D'une certaine manière, c 'est la ligne Mattarella qui, de Conte en Draghi, vient de s'affirmer. Une ligne européenne et fiscalement responsable. Une ligne qui protège le pays contre son insondable dette et qui lutte contre la pandémie. Le système italien ressemble à la IVème République et c'est pourquoi l'influence d'un président italien devrait être limitée à celle de Vincent Auriol. Mais il y a chez cet homme aux cheveux blancs une constance, une fermeté, une volonté d'écarter les aventuriers qui l'honore, même si elle le conduit à outrepasser ses droits quelque peu.

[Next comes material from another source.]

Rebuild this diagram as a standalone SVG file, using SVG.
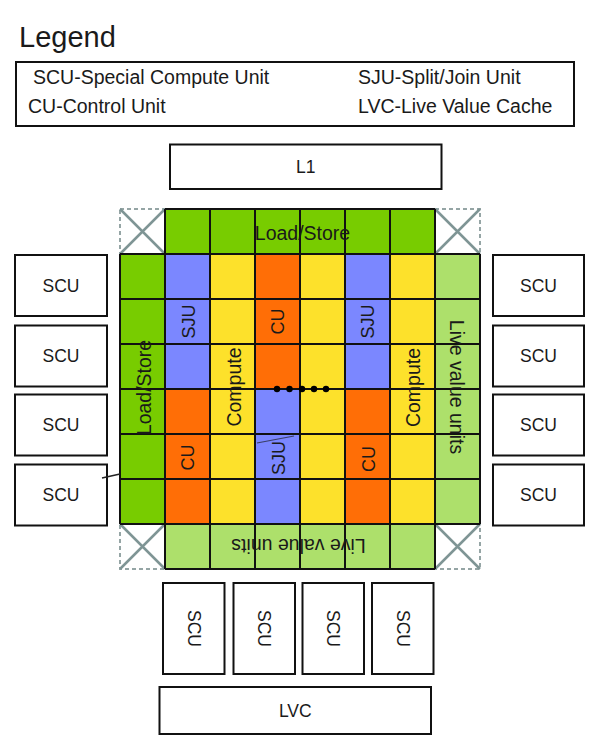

Le faux-pas de Matteo Renzi

Le premier constat est que M. Renzi, soumis à ses pulsions et à sa rancœur contre l'adversité, a fait un grave faux-pas. On ne déclenche pas une crise politique sous le prétexte qu'on est de mauvaise humeur et, surtout, on ne s'oppose pas à un homme intègre avec lequel on a une proximité idéologique naturelle pour le remplacer par un autre qui est en somme son clone. D'autant que Mario Draghi explore maintenant un labyrinthe, celui de la politicaillerie et des combinazioni, qui ressemble à l'enfer, les égoïsmes particuliers, comme celui de Renzi, remplaçant l'intérêt général, sous la menace gloutonne des populistes et des extrêmes. 

Le pari de M. Mattarella est que ce n'est pas la première fois que l'Italie fait appel à des technocrates comme Mario Draghi pour mettre un terme à une crise politique totalement artificielle. Quand Mario Monti, spécialiste des finances, a été désigné il y a quelques années pour former le gouvernement par le prédécesseur de M. Mattarella, c'était tout simplement pour écarter les populistes et laisser des experts faire leur travail. Les Français aiment assez l'Italie pour lui souhaiter bonne chance. Il n'y aurait rien de bon pour la France à ce que la péninsule soit accaparée par des politiciens hostiles à l'Union européenne et aux équilibres fondamentaux.